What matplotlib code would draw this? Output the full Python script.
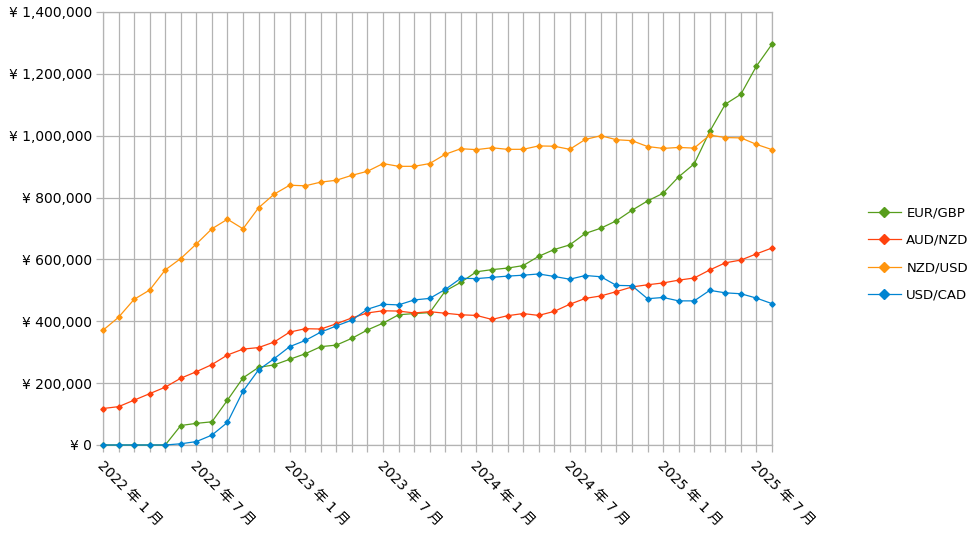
import matplotlib
matplotlib.use("Agg")
import matplotlib.pyplot as plt
from matplotlib.ticker import FuncFormatter, MultipleLocator

plt.rcParams["font.family"] = ["DejaVu Sans", "Noto Sans CJK JP"]

# monthly values, 2022-01 .. 2025-08
eur_gbp = [0, 0, 0, 0, 0, 63000, 70000, 75000, 145000, 217000, 251000, 259000,
           277000, 295000, 318000, 323000, 345000, 372000, 394000, 421000, 425000, 428000,
           498000, 526000, 560000, 567000, 572000, 580000, 610000, 632000, 647000, 684000,
           701000, 725000, 759000, 789000, 814000, 867000, 909000, 1014000, 1102000, 1134000,
           1225000, 1296000]
aud_nzd = [118000, 124000, 145000, 166000, 187000, 216000, 237000, 260000, 291000, 310000,
           315000, 333000, 365000, 376000, 375000, 392000, 411000, 427000, 434000, 433000,
           427000, 431000, 426000, 421000, 419000, 406000, 418000, 425000, 419000, 432000,
           455000, 474000, 482000, 496000, 511000, 518000, 524000, 533000, 540000, 566000,
           589000, 598000, 618000, 637000]
nzd_usd = [371000, 413000, 471000, 501000, 566000, 603000, 650000, 699000, 730000, 699000,
           767000, 811000, 840000, 838000, 850000, 856000, 872000, 885000, 910000, 901000,
           901000, 910000, 940000, 958000, 955000, 961000, 956000, 956000, 967000, 966000,
           956000, 988000, 1000000, 987000, 984000, 965000, 959000, 962000, 960000, 1002000,
           994000, 993000, 972000, 955000]
usd_cad = [0, 0, 0, 0, 0, 4000, 11000, 32000, 73000, 174000, 243000, 279000, 318000,
           338000, 365000, 385000, 404000, 439000, 455000, 453000, 469000, 474000, 503000,
           539000, 538000, 542000, 546000, 549000, 553000, 545000, 536000, 548000, 544000,
           516000, 515000, 473000, 477000, 466000, 466000, 500000, 492000, 489000, 475000,
           457000]

series_names = ["EUR/GBP", "AUD/NZD", "NZD/USD", "USD/CAD"]
series_values = [eur_gbp, aud_nzd, nzd_usd, usd_cad]
colors = ["#579d1c", "#ff420e", "#ff950e", "#0084d1"]

x_label_months = [0, 6, 12, 18, 24, 30, 36, 42]
x_labels = ["2022 年 1 月", "2022 年 7 月", "2023 年 1 月", "2023 年 7 月",
            "2024 年 1 月", "2024 年 7 月", "2025 年 1 月", "2025 年 7 月"]

fig = plt.figure(figsize=(9.8, 5.35), dpi=100)
ax = fig.add_axes([103 / 980, 1 - 445 / 535, (772 - 103) / 980, (445 - 12) / 535])

months = list(range(len(eur_gbp)))
for name, vals, c in zip(series_names, series_values, colors):
    ax.plot(months, vals, color=c, lw=0.9, marker="D", markersize=2.7,
            label=name, clip_on=False, zorder=3)

ax.set_xlim(0, len(months) - 1)
ax.set_ylim(0, 1400000)
ax.yaxis.set_major_locator(MultipleLocator(200000))
ax.yaxis.set_major_formatter(FuncFormatter(lambda v, p: f"¥ {v:,.0f}"))

ax.set_xticks(months)
ax.set_xticklabels(["" for m in months])
for m, lab in zip(x_label_months, x_labels):
    ax.text(m + 0.1, -42000, lab, rotation=-45, rotation_mode="anchor",
            ha="left", va="top", fontsize=10, color="#000000")

ax.grid(True, color="#b3b3b3", lw=0.9)
ax.set_axisbelow(True)
for s in ax.spines.values():
    s.set_color("#b3b3b3")
    s.set_linewidth(0.9)
ax.tick_params(axis="both", color="#b3b3b3", length=5, width=0.9,
               labelsize=10, labelcolor="#000000", pad=3)

fig.legend(loc="center left", bbox_to_anchor=(868 / 980, 1 - 254 / 535),
           frameon=False, fontsize=9.5, handlelength=2.5, handletextpad=0.4,
           labelspacing=1.1, borderpad=0, borderaxespad=0, markerscale=1.8)

fig.savefig("out.png", dpi=100)
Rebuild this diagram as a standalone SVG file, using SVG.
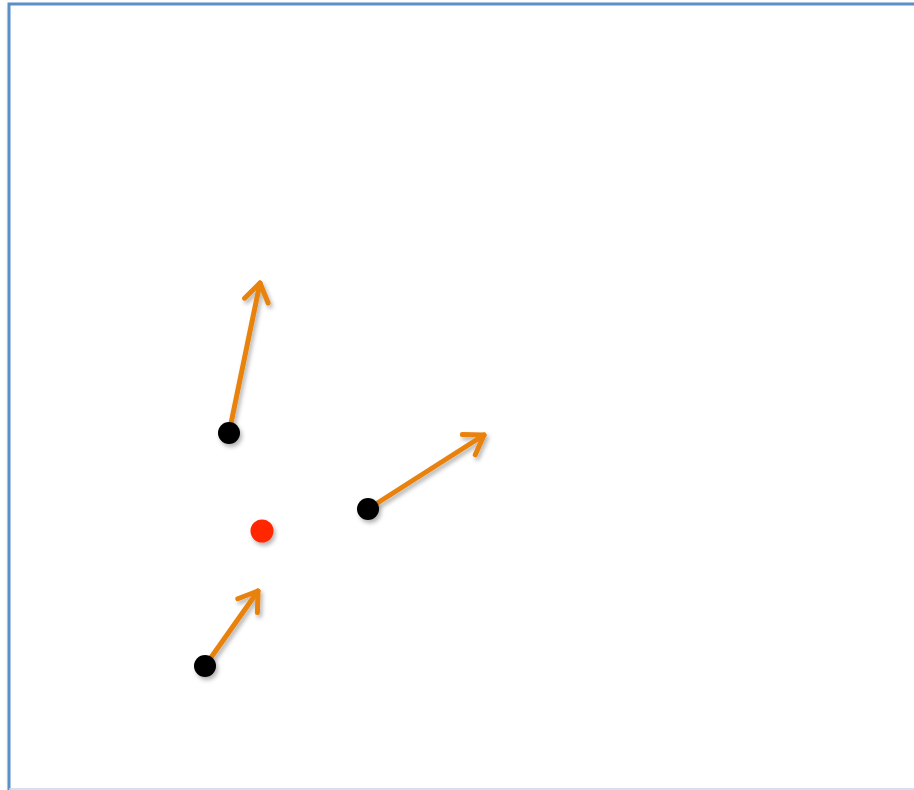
_ _ _ _ _
**Problem requirements**
Check each line above for the word "matplotlib", and copy the lines where it appears.

**Finished answer**
What matplotlib code would draw this? Output the full Python script.
import matplotlib
matplotlib.use("Agg")
import matplotlib.pyplot as plt
from matplotlib.ticker import FuncFormatter, MultipleLocator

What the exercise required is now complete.